*Problem description*
Reproduce the data below in full and exclude every picture.

########

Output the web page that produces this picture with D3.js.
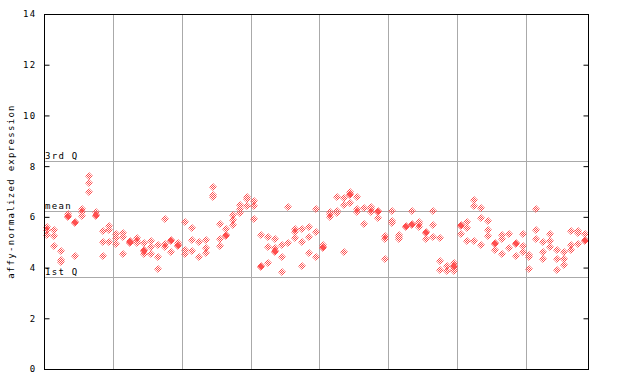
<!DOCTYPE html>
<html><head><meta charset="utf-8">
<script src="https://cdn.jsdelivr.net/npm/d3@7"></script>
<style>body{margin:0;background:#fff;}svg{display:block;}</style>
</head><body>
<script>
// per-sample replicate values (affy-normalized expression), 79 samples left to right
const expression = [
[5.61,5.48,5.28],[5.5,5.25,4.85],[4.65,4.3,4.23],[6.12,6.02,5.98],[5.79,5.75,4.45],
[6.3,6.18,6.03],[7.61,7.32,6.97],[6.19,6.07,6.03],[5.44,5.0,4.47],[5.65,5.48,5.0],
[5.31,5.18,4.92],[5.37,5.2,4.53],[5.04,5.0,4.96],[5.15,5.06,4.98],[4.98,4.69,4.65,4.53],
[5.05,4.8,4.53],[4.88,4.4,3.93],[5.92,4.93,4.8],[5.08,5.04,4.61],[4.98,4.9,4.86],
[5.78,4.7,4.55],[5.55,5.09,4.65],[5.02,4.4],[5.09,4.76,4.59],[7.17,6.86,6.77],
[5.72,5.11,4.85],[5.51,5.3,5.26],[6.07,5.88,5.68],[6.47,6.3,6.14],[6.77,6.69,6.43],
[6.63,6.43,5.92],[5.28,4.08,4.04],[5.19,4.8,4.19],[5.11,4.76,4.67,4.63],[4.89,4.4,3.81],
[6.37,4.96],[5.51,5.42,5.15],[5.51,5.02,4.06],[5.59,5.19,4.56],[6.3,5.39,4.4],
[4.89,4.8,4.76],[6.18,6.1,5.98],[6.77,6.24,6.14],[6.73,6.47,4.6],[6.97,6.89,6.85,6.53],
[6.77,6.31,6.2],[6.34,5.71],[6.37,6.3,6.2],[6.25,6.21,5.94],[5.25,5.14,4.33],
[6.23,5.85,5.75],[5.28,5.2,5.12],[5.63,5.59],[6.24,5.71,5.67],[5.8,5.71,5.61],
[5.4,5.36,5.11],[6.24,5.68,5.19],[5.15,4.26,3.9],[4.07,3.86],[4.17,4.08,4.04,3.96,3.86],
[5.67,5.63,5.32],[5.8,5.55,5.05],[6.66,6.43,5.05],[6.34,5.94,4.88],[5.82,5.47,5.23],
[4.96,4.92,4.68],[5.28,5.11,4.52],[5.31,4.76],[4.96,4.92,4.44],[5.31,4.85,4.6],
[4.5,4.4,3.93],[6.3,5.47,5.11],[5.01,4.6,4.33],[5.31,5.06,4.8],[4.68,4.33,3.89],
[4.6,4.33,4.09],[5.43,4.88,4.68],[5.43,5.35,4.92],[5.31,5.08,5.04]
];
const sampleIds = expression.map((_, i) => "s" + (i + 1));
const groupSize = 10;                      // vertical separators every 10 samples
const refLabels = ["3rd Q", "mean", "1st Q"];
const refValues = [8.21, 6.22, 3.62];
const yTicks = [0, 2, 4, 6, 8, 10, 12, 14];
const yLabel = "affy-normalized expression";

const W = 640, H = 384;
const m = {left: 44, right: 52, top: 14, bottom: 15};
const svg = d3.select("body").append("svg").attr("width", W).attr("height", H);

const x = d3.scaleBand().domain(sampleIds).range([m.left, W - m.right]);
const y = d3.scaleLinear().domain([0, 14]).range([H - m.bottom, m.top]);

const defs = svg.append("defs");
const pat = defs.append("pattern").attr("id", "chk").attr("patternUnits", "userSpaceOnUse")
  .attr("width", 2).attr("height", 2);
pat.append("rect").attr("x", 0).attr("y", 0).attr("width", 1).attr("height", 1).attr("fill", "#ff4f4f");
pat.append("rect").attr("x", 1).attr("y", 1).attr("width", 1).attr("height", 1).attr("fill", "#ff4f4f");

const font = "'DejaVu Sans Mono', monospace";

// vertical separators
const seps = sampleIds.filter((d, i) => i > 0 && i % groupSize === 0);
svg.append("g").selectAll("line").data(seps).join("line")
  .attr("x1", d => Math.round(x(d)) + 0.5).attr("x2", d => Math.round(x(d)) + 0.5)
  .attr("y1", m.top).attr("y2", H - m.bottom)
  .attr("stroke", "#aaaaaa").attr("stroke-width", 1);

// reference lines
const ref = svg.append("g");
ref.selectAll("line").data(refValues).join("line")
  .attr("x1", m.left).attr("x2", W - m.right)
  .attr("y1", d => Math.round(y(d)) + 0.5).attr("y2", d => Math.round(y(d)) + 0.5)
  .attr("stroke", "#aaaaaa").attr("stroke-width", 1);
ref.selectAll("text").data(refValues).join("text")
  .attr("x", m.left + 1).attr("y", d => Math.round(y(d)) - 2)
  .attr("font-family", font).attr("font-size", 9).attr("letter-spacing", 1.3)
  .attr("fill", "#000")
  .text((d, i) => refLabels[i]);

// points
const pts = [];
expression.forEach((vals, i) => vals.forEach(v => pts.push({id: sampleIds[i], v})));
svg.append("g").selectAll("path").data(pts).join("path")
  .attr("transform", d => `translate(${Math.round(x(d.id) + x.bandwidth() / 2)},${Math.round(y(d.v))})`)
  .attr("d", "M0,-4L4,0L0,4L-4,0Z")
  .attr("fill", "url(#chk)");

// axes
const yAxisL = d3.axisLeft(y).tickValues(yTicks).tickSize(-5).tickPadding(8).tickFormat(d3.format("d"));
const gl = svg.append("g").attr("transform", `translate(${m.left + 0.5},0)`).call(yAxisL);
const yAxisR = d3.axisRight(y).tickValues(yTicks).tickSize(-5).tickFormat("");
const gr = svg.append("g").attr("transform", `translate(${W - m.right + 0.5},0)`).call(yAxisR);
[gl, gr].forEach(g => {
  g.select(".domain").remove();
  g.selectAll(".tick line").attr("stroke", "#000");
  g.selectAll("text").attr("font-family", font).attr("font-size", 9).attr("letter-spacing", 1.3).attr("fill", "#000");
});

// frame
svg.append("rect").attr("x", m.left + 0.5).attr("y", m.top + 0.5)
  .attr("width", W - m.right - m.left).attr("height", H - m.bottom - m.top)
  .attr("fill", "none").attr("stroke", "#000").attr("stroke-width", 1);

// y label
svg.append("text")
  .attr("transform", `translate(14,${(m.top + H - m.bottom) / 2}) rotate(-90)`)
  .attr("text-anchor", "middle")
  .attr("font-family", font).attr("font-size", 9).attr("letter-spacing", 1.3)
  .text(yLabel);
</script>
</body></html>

########

*Expected answer*
Output the web page that produces this picture with D3.js.
<!DOCTYPE html>
<html><head><meta charset="utf-8">
<script src="https://cdn.jsdelivr.net/npm/d3@7"></script>
<style>body{margin:0;background:#fff;}svg{display:block;}</style>
</head><body>
<script>
// per-sample replicate values (affy-normalized expression), 79 samples left to right
const expression = [
[5.61,5.48,5.28],[5.5,5.25,4.85],[4.65,4.3,4.23],[6.12,6.02,5.98],[5.79,5.75,4.45],
[6.3,6.18,6.03],[7.61,7.32,6.97],[6.19,6.07,6.03],[5.44,5.0,4.47],[5.65,5.48,5.0],
[5.31,5.18,4.92],[5.37,5.2,4.53],[5.04,5.0,4.96],[5.15,5.06,4.98],[4.98,4.69,4.65,4.53],
[5.05,4.8,4.53],[4.88,4.4,3.93],[5.92,4.93,4.8],[5.08,5.04,4.61],[4.98,4.9,4.86],
[5.78,4.7,4.55],[5.55,5.09,4.65],[5.02,4.4],[5.09,4.76,4.59],[7.17,6.86,6.77],
[5.72,5.11,4.85],[5.51,5.3,5.26],[6.07,5.88,5.68],[6.47,6.3,6.14],[6.77,6.69,6.43],
[6.63,6.43,5.92],[5.28,4.08,4.04],[5.19,4.8,4.19],[5.11,4.76,4.67,4.63],[4.89,4.4,3.81],
[6.37,4.96],[5.51,5.42,5.15],[5.51,5.02,4.06],[5.59,5.19,4.56],[6.3,5.39,4.4],
[4.89,4.8,4.76],[6.18,6.1,5.98],[6.77,6.24,6.14],[6.73,6.47,4.6],[6.97,6.89,6.85,6.53],
[6.77,6.31,6.2],[6.34,5.71],[6.37,6.3,6.2],[6.25,6.21,5.94],[5.25,5.14,4.33],
[6.23,5.85,5.75],[5.28,5.2,5.12],[5.63,5.59],[6.24,5.71,5.67],[5.8,5.71,5.61],
[5.4,5.36,5.11],[6.24,5.68,5.19],[5.15,4.26,3.9],[4.07,3.86],[4.17,4.08,4.04,3.96,3.86],
[5.67,5.63,5.32],[5.8,5.55,5.05],[6.66,6.43,5.05],[6.34,5.94,4.88],[5.82,5.47,5.23],
[4.96,4.92,4.68],[5.28,5.11,4.52],[5.31,4.76],[4.96,4.92,4.44],[5.31,4.85,4.6],
[4.5,4.4,3.93],[6.3,5.47,5.11],[5.01,4.6,4.33],[5.31,5.06,4.8],[4.68,4.33,3.89],
[4.6,4.33,4.09],[5.43,4.88,4.68],[5.43,5.35,4.92],[5.31,5.08,5.04]
];
const sampleIds = expression.map((_, i) => "s" + (i + 1));
const groupSize = 10;                      // vertical separators every 10 samples
const refLabels = ["3rd Q", "mean", "1st Q"];
const refValues = [8.21, 6.22, 3.62];
const yTicks = [0, 2, 4, 6, 8, 10, 12, 14];
const yLabel = "affy-normalized expression";

const W = 640, H = 384;
const m = {left: 44, right: 52, top: 14, bottom: 15};
const svg = d3.select("body").append("svg").attr("width", W).attr("height", H);

const x = d3.scaleBand().domain(sampleIds).range([m.left, W - m.right]);
const y = d3.scaleLinear().domain([0, 14]).range([H - m.bottom, m.top]);

const defs = svg.append("defs");
const pat = defs.append("pattern").attr("id", "chk").attr("patternUnits", "userSpaceOnUse")
  .attr("width", 2).attr("height", 2);
pat.append("rect").attr("x", 0).attr("y", 0).attr("width", 1).attr("height", 1).attr("fill", "#ff4f4f");
pat.append("rect").attr("x", 1).attr("y", 1).attr("width", 1).attr("height", 1).attr("fill", "#ff4f4f");

const font = "'DejaVu Sans Mono', monospace";

// vertical separators
const seps = sampleIds.filter((d, i) => i > 0 && i % groupSize === 0);
svg.append("g").selectAll("line").data(seps).join("line")
  .attr("x1", d => Math.round(x(d)) + 0.5).attr("x2", d => Math.round(x(d)) + 0.5)
  .attr("y1", m.top).attr("y2", H - m.bottom)
  .attr("stroke", "#aaaaaa").attr("stroke-width", 1);

// reference lines
const ref = svg.append("g");
ref.selectAll("line").data(refValues).join("line")
  .attr("x1", m.left).attr("x2", W - m.right)
  .attr("y1", d => Math.round(y(d)) + 0.5).attr("y2", d => Math.round(y(d)) + 0.5)
  .attr("stroke", "#aaaaaa").attr("stroke-width", 1);
ref.selectAll("text").data(refValues).join("text")
  .attr("x", m.left + 1).attr("y", d => Math.round(y(d)) - 2)
  .attr("font-family", font).attr("font-size", 9).attr("letter-spacing", 1.3)
  .attr("fill", "#000")
  .text((d, i) => refLabels[i]);

// points
const pts = [];
expression.forEach((vals, i) => vals.forEach(v => pts.push({id: sampleIds[i], v})));
svg.append("g").selectAll("path").data(pts).join("path")
  .attr("transform", d => `translate(${Math.round(x(d.id) + x.bandwidth() / 2)},${Math.round(y(d.v))})`)
  .attr("d", "M0,-4L4,0L0,4L-4,0Z")
  .attr("fill", "url(#chk)");

// axes
const yAxisL = d3.axisLeft(y).tickValues(yTicks).tickSize(-5).tickPadding(8).tickFormat(d3.format("d"));
const gl = svg.append("g").attr("transform", `translate(${m.left + 0.5},0)`).call(yAxisL);
const yAxisR = d3.axisRight(y).tickValues(yTicks).tickSize(-5).tickFormat("");
const gr = svg.append("g").attr("transform", `translate(${W - m.right + 0.5},0)`).call(yAxisR);
[gl, gr].forEach(g => {
  g.select(".domain").remove();
  g.selectAll(".tick line").attr("stroke", "#000");
  g.selectAll("text").attr("font-family", font).attr("font-size", 9).attr("letter-spacing", 1.3).attr("fill", "#000");
});

// frame
svg.append("rect").attr("x", m.left + 0.5).attr("y", m.top + 0.5)
  .attr("width", W - m.right - m.left).attr("height", H - m.bottom - m.top)
  .attr("fill", "none").attr("stroke", "#000").attr("stroke-width", 1);

// y label
svg.append("text")
  .attr("transform", `translate(14,${(m.top + H - m.bottom) / 2}) rotate(-90)`)
  .attr("text-anchor", "middle")
  .attr("font-family", font).attr("font-size", 9).attr("letter-spacing", 1.3)
  .text(yLabel);
</script>
</body></html>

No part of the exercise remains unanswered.